>> Start
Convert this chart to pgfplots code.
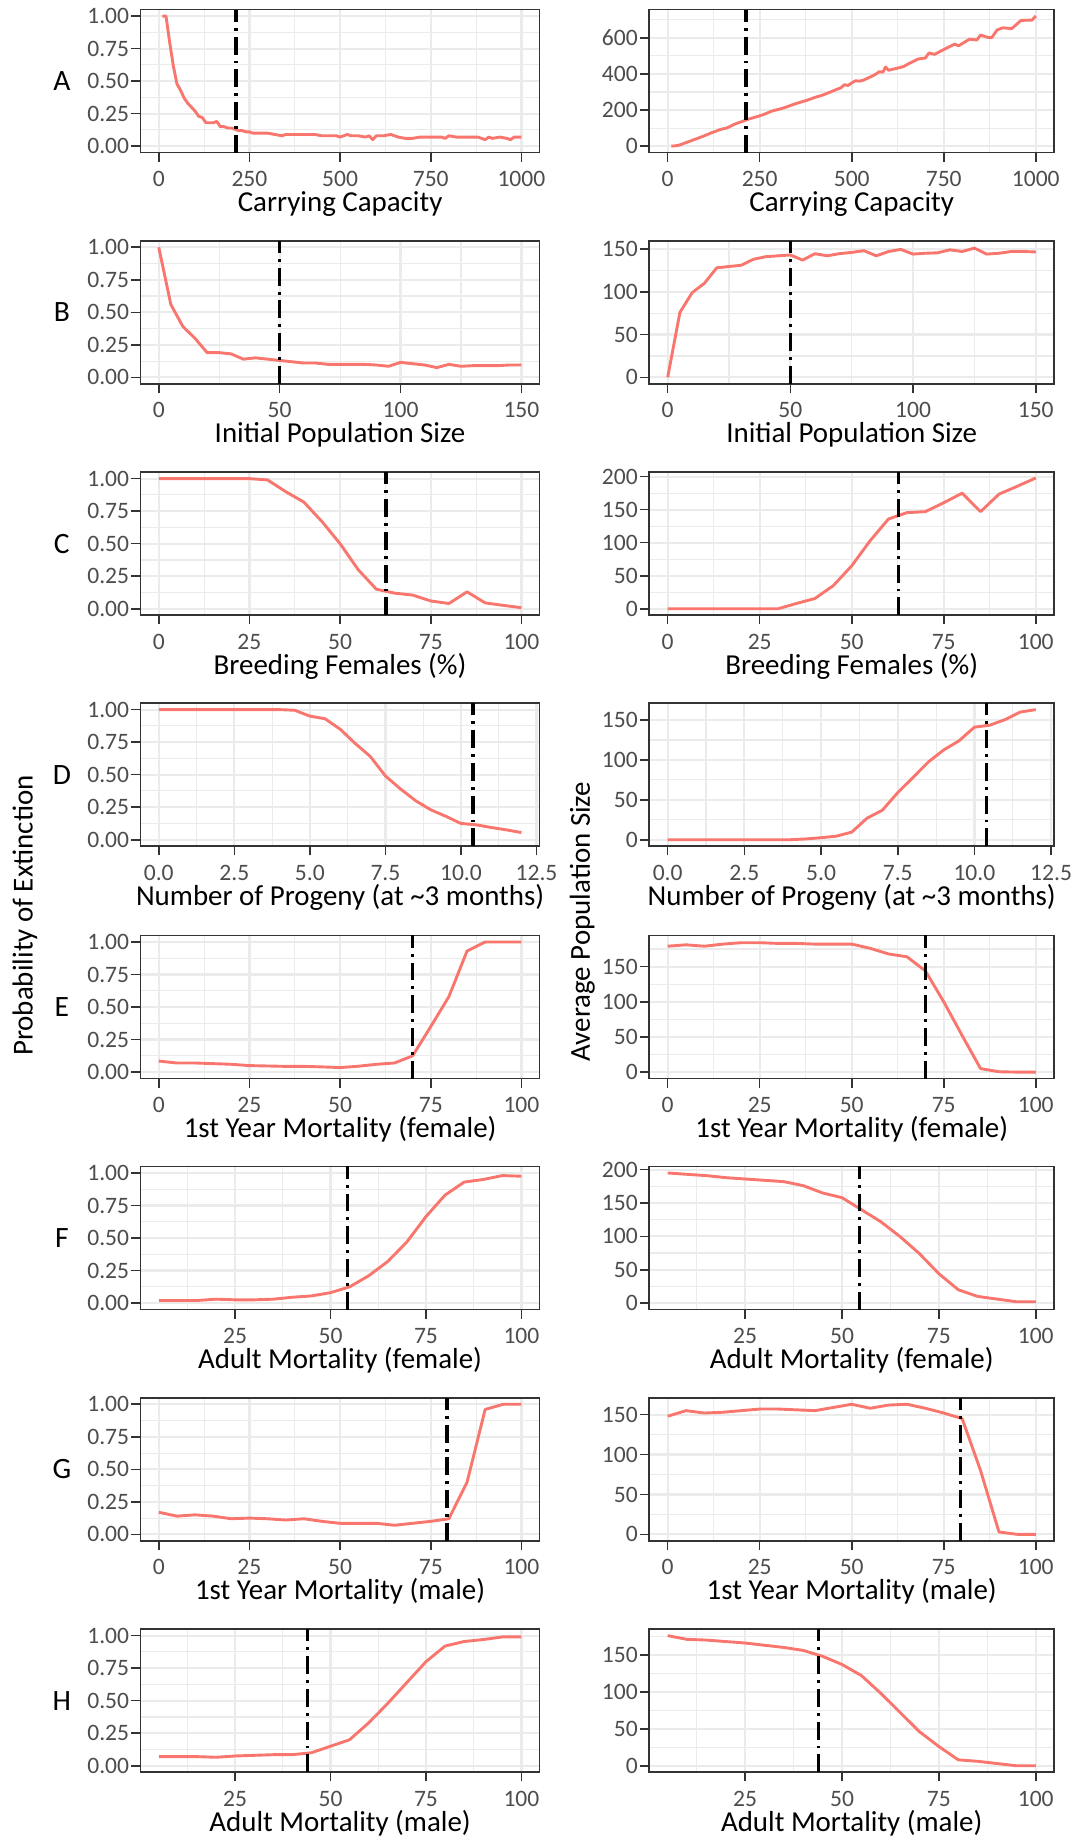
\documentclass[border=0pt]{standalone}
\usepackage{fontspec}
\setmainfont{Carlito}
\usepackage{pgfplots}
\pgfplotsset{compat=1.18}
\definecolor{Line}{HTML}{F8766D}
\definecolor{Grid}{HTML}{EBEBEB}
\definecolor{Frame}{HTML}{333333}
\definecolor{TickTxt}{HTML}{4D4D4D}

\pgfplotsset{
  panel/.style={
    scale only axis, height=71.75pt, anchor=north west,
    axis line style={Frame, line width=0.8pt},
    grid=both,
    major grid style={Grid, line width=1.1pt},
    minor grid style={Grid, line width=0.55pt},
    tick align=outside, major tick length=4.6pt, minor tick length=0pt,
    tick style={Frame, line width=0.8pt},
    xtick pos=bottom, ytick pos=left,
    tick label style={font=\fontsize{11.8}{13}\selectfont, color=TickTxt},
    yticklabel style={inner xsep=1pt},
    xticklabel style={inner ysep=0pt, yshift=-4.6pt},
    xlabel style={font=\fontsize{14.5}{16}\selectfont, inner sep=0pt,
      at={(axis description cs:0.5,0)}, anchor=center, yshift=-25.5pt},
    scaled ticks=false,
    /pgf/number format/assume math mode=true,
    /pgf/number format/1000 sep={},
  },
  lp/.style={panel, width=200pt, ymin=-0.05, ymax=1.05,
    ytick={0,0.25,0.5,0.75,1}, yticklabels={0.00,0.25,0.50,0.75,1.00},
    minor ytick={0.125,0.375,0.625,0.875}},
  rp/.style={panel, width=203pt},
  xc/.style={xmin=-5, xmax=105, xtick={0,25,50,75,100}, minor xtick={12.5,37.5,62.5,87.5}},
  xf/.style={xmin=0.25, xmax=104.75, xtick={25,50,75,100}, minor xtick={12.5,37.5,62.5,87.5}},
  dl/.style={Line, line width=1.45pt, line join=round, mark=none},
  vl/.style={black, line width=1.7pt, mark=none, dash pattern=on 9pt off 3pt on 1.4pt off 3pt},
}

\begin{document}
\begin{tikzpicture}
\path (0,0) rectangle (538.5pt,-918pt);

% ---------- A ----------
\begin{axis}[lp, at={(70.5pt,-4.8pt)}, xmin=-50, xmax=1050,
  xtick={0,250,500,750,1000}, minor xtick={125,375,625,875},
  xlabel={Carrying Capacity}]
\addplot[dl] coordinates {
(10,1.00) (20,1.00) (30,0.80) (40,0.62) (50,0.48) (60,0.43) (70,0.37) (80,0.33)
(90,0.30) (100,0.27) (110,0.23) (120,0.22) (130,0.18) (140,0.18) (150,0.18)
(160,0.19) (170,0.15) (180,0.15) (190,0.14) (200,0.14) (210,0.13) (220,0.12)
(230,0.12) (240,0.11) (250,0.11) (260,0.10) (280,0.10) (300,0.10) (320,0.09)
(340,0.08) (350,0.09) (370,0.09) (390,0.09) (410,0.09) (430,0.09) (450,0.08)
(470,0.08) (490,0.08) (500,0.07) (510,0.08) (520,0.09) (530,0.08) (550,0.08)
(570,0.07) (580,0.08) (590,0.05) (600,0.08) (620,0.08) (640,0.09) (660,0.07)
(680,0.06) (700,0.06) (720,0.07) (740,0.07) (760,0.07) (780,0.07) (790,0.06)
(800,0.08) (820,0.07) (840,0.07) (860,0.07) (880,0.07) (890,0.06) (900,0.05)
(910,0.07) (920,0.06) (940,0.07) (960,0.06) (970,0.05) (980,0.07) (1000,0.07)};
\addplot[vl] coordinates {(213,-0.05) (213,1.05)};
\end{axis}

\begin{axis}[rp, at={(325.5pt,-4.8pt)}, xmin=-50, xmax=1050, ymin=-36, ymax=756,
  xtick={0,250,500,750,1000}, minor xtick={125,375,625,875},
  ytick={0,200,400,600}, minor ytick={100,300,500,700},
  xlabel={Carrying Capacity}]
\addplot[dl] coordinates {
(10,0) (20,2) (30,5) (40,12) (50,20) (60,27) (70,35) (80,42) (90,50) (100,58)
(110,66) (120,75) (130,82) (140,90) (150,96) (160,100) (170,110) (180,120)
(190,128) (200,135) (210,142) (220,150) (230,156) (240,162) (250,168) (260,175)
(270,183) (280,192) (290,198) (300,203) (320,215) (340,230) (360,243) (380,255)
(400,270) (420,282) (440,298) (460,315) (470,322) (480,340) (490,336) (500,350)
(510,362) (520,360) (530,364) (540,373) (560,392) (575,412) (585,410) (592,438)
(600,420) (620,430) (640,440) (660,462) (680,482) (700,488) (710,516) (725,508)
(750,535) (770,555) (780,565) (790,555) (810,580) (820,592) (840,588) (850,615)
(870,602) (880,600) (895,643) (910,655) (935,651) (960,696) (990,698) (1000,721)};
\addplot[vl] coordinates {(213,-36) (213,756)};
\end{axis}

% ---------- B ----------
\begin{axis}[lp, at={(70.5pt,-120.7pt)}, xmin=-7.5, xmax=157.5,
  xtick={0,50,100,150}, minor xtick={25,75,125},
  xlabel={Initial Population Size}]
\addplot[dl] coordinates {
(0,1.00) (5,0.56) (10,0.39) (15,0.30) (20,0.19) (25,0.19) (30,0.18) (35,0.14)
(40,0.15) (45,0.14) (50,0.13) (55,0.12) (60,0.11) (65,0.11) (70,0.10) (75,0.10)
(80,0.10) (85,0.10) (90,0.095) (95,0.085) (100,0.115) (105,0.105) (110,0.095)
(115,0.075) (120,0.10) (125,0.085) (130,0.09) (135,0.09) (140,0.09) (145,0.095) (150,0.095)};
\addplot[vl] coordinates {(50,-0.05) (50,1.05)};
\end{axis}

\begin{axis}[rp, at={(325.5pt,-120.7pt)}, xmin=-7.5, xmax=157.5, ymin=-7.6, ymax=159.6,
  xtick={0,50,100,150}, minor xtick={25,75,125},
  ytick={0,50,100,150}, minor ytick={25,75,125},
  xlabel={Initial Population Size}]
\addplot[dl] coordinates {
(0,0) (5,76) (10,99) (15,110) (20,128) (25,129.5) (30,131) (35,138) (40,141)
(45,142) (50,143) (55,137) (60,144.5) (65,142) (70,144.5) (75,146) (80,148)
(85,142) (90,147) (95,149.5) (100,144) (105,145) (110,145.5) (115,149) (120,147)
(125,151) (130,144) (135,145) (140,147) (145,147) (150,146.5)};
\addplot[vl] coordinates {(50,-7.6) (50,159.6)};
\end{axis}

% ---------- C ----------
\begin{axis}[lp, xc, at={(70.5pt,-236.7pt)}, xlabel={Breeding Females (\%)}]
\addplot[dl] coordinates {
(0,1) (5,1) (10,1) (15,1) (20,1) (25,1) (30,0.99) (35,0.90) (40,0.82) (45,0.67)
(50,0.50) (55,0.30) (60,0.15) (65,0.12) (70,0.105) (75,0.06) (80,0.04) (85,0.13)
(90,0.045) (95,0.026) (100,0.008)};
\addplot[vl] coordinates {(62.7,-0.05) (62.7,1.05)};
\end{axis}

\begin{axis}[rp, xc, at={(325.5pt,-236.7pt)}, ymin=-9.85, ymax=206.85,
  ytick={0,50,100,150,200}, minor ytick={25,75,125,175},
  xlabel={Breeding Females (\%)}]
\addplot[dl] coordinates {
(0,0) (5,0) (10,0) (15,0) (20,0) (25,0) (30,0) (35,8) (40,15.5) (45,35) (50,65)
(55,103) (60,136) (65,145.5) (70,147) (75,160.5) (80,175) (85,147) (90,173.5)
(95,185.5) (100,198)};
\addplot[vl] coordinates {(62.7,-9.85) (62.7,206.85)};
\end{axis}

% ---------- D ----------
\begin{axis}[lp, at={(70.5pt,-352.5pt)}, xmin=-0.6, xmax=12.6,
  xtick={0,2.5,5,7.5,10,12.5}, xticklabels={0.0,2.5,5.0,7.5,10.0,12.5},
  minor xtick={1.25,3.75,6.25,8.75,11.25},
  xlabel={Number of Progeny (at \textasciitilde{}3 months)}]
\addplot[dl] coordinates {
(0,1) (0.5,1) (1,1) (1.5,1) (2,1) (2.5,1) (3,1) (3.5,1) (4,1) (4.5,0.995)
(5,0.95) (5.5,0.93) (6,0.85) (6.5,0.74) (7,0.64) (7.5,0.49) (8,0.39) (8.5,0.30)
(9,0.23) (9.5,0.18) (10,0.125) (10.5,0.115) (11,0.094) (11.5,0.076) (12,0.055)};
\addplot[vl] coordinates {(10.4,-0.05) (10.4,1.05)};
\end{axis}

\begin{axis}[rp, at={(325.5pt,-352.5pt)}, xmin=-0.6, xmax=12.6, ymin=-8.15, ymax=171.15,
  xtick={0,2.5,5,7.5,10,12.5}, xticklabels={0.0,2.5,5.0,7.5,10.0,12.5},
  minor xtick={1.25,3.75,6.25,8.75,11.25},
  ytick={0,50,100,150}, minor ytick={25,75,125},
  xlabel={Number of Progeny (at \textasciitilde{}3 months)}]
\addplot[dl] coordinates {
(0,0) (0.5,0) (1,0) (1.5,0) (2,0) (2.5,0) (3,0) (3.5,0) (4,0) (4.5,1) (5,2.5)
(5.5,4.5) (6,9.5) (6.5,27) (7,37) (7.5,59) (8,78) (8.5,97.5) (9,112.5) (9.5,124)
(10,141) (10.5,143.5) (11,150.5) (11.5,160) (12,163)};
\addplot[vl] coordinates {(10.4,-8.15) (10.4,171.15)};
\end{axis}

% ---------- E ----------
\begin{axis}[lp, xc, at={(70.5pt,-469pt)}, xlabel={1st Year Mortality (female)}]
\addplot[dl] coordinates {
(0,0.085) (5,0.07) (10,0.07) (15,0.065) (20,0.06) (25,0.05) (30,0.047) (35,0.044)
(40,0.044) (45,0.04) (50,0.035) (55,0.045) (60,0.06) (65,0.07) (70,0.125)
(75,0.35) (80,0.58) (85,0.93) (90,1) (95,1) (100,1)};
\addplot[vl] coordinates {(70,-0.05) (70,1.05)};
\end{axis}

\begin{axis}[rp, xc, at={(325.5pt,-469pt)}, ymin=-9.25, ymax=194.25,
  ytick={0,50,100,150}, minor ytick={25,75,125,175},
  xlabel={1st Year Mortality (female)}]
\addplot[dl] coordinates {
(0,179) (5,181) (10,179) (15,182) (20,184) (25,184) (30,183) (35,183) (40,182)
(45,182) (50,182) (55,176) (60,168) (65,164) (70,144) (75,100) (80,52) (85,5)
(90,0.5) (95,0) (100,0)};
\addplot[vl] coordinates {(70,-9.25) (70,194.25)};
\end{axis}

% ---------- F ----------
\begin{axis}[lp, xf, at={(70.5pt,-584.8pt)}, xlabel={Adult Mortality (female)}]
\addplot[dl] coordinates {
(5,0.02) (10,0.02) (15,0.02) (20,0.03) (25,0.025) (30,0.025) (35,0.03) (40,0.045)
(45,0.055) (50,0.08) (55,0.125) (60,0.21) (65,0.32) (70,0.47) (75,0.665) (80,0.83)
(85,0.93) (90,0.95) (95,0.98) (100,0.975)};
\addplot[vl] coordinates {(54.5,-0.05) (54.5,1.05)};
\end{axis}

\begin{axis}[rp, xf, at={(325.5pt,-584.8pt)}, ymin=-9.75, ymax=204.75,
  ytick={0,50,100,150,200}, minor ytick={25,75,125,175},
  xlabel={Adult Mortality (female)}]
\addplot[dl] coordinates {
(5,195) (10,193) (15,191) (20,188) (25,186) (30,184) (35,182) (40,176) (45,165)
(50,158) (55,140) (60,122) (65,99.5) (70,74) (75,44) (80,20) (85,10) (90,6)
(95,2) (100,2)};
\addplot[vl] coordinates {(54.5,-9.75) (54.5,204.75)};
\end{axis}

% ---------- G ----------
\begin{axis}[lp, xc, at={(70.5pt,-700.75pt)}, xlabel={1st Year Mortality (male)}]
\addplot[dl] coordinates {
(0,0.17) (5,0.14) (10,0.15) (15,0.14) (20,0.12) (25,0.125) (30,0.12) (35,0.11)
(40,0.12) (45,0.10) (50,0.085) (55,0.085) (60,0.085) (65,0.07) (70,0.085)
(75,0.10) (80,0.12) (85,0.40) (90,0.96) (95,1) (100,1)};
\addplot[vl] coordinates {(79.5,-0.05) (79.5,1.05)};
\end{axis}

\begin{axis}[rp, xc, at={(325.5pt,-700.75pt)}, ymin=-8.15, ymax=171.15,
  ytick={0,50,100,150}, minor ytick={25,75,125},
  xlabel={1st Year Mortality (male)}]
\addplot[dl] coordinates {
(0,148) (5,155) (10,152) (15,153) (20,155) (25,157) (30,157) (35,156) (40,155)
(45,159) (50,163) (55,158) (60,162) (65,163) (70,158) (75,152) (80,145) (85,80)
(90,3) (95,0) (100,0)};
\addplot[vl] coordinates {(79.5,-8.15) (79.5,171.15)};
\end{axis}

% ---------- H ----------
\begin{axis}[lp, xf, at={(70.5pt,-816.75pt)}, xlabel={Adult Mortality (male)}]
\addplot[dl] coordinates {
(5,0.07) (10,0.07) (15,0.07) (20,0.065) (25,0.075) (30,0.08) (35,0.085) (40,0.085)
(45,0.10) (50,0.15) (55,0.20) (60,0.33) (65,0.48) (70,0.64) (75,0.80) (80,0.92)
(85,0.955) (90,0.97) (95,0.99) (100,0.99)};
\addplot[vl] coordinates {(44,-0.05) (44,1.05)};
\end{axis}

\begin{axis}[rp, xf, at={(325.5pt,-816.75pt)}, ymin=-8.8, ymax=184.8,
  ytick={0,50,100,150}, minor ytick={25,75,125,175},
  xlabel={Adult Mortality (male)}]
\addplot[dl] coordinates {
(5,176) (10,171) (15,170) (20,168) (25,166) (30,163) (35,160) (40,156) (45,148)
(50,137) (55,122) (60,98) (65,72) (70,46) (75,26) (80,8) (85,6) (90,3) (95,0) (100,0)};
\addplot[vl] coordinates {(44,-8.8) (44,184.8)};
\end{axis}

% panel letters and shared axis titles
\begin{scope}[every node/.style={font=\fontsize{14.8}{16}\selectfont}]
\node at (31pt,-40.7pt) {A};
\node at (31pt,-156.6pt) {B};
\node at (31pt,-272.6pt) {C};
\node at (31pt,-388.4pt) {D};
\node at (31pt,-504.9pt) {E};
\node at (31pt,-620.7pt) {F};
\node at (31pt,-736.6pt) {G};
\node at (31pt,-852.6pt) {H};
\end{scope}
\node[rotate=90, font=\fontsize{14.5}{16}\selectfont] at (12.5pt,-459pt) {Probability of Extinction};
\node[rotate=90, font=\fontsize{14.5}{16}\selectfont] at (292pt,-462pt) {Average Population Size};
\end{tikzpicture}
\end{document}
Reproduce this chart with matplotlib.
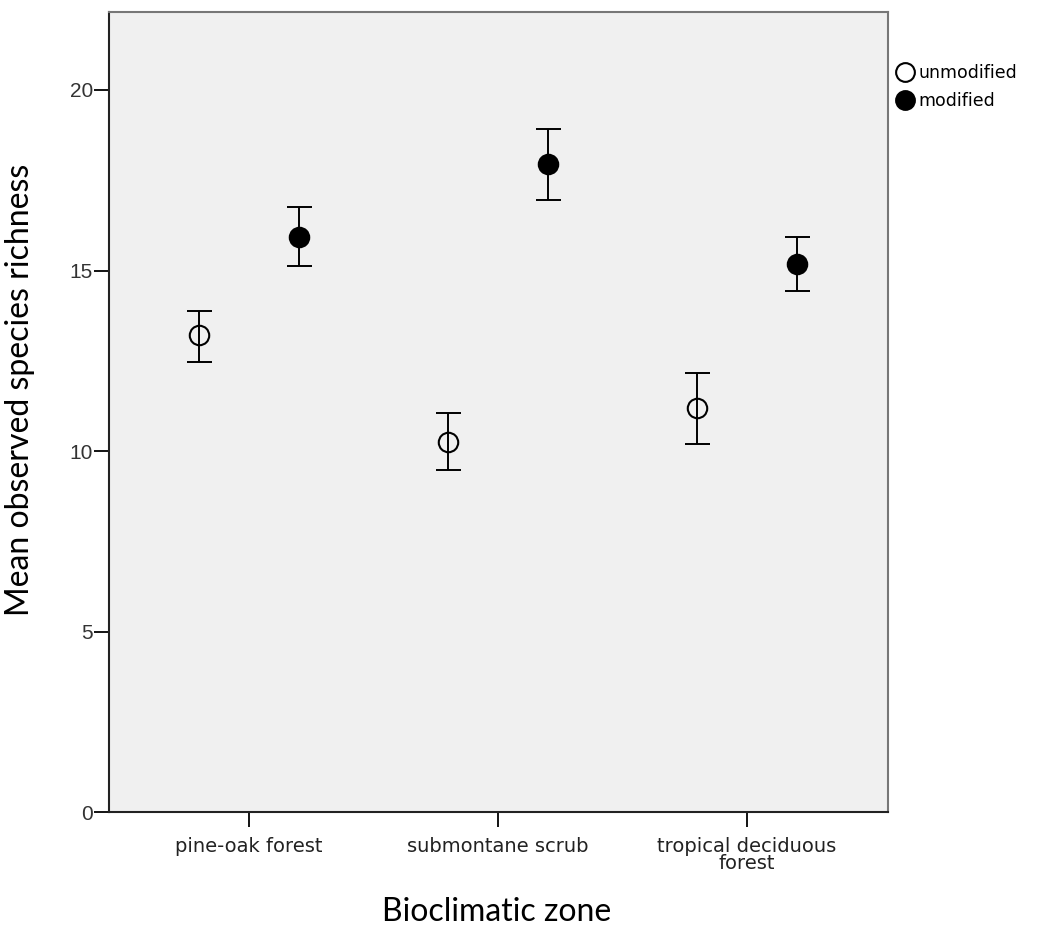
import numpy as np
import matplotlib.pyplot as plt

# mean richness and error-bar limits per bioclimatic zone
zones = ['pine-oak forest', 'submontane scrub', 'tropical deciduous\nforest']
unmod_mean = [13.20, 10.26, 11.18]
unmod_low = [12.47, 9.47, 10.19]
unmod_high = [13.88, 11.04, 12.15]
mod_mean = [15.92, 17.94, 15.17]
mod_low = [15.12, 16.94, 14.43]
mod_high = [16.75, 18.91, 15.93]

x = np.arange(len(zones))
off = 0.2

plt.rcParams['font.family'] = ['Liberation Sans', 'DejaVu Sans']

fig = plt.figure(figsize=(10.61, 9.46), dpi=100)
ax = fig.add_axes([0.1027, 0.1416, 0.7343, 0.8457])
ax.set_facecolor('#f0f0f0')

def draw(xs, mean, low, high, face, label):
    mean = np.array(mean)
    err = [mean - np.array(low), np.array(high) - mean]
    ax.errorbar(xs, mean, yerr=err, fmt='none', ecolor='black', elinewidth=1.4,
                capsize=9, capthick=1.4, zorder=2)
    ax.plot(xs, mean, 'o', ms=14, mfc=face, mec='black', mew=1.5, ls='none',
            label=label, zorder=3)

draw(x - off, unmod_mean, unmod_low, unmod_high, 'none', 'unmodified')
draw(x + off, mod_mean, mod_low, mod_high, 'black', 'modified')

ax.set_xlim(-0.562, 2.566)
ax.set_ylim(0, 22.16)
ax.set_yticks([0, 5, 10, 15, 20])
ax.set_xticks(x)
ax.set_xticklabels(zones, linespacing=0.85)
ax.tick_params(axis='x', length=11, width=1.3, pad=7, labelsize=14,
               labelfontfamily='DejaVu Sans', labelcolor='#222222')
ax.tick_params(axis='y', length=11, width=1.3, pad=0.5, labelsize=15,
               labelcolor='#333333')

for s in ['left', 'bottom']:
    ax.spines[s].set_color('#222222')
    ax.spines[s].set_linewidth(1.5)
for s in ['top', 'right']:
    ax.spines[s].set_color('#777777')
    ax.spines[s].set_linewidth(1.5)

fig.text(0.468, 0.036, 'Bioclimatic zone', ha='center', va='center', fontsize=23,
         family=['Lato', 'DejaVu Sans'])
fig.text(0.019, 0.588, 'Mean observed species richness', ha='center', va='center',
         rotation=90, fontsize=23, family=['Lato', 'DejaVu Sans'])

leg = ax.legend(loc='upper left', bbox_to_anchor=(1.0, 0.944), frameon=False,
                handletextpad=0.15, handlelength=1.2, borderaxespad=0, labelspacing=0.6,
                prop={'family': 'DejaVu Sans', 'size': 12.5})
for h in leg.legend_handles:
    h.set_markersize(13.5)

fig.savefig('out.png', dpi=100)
>> End
▶ **WHAT THIS TASK INVOLVES**
Without the pictures, return the listing above from its first line through the line that has "(0,0) rectangle (538.5pt,-918pt);".

▶ **RESPONSE TO THIS TASK**
Convert this chart to pgfplots code.
\documentclass[border=0pt]{standalone}
\usepackage{fontspec}
\setmainfont{Carlito}
\usepackage{pgfplots}
\pgfplotsset{compat=1.18}
\definecolor{Line}{HTML}{F8766D}
\definecolor{Grid}{HTML}{EBEBEB}
\definecolor{Frame}{HTML}{333333}
\definecolor{TickTxt}{HTML}{4D4D4D}

\pgfplotsset{
  panel/.style={
    scale only axis, height=71.75pt, anchor=north west,
    axis line style={Frame, line width=0.8pt},
    grid=both,
    major grid style={Grid, line width=1.1pt},
    minor grid style={Grid, line width=0.55pt},
    tick align=outside, major tick length=4.6pt, minor tick length=0pt,
    tick style={Frame, line width=0.8pt},
    xtick pos=bottom, ytick pos=left,
    tick label style={font=\fontsize{11.8}{13}\selectfont, color=TickTxt},
    yticklabel style={inner xsep=1pt},
    xticklabel style={inner ysep=0pt, yshift=-4.6pt},
    xlabel style={font=\fontsize{14.5}{16}\selectfont, inner sep=0pt,
      at={(axis description cs:0.5,0)}, anchor=center, yshift=-25.5pt},
    scaled ticks=false,
    /pgf/number format/assume math mode=true,
    /pgf/number format/1000 sep={},
  },
  lp/.style={panel, width=200pt, ymin=-0.05, ymax=1.05,
    ytick={0,0.25,0.5,0.75,1}, yticklabels={0.00,0.25,0.50,0.75,1.00},
    minor ytick={0.125,0.375,0.625,0.875}},
  rp/.style={panel, width=203pt},
  xc/.style={xmin=-5, xmax=105, xtick={0,25,50,75,100}, minor xtick={12.5,37.5,62.5,87.5}},
  xf/.style={xmin=0.25, xmax=104.75, xtick={25,50,75,100}, minor xtick={12.5,37.5,62.5,87.5}},
  dl/.style={Line, line width=1.45pt, line join=round, mark=none},
  vl/.style={black, line width=1.7pt, mark=none, dash pattern=on 9pt off 3pt on 1.4pt off 3pt},
}

\begin{document}
\begin{tikzpicture}
\path (0,0) rectangle (538.5pt,-918pt);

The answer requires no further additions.